Narriman advises the Pemba Foundation's on marine conservation and communities, and for our fisheries program developed the fish catch reporting system to be used by local communities at beach landing sites.
Dr. Saleh Yahya is a coral reef ecologist and lecturer and researcher at the Institute of Marine Sciences of the University of Dar es Salaam. Saleh has worked with communities in Unguja to establish no-take areas for bivalves, to enhance income for intertidal fishers, and to develop a community-based fish stock assessments. Saleh was a founder member of an association for dolphin tourism boat operators in Unguja, has participated in assessments of shark status for the IUCN, and in coral reef monitoring in Tanzania for many years.
Saleh has advised the Zanzibar Government's Department of Fisheries Development, and is an adviser to the Pemba Foundation's fisheries program, for which he developed and conducted field and classroom training for fisheries rangers drawn from their local communities.
Erick Ask is an expert in mariculture, specializing in the cultivation of seaweed, widely used to make natural food additives. He first developed his interest in seaweed cultivation when working for the Peace Corps in the Philippines. Since then he has worked all over the world advising seaweed farmers on ways to improve the quality and sustainability of their products and practices.
Seaweed farming is an important source of income for Zanzibar's coastal communities, particularly in Pemba, and Erick developed for them special low-cost, lightweight boats to ease the heavy work of seaweed harvesting. He created a partnership with the New England Aquarium in the USA, to develop a code of best social and environmental practices for the seaweed farmers of the world to follow.
Erick advises the Pemba Foundation in its work with coastal communities.
Bakar Hamad Said was one of the first small-scale farmers on whose land the Pemba Foundation installed a drip-irrigation system. Bakar then went on to develop a profitable small farm, producing a mix of cash and subsistence crops.
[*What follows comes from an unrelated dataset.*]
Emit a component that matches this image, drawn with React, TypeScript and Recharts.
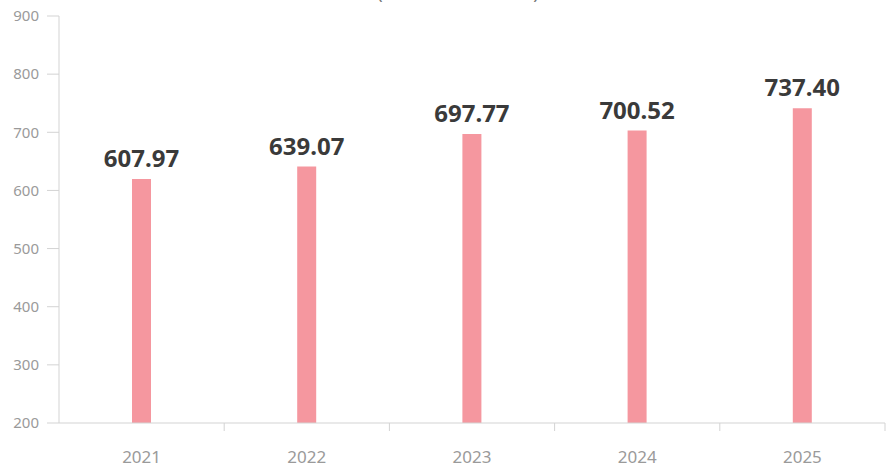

Local traders now come to him to buy passion fruit for the markets.
He's building a house on the farm for a new worker and his wife, and is expanding the land under cultivation.
Bakar has become a skilful and knowlegeable farmer: he taught himself how to use modern chemicals, how to integrate livestock into farm operations, how to intercrop to make optimum use of irrigated areas, and how to market his produce.
As a self-taught farmer and farmer-businessman, Bakar makes an excellent role model for other small-scale farmers.
Bakar advises farmers starting out to use Pemba Foundation irrigation systems.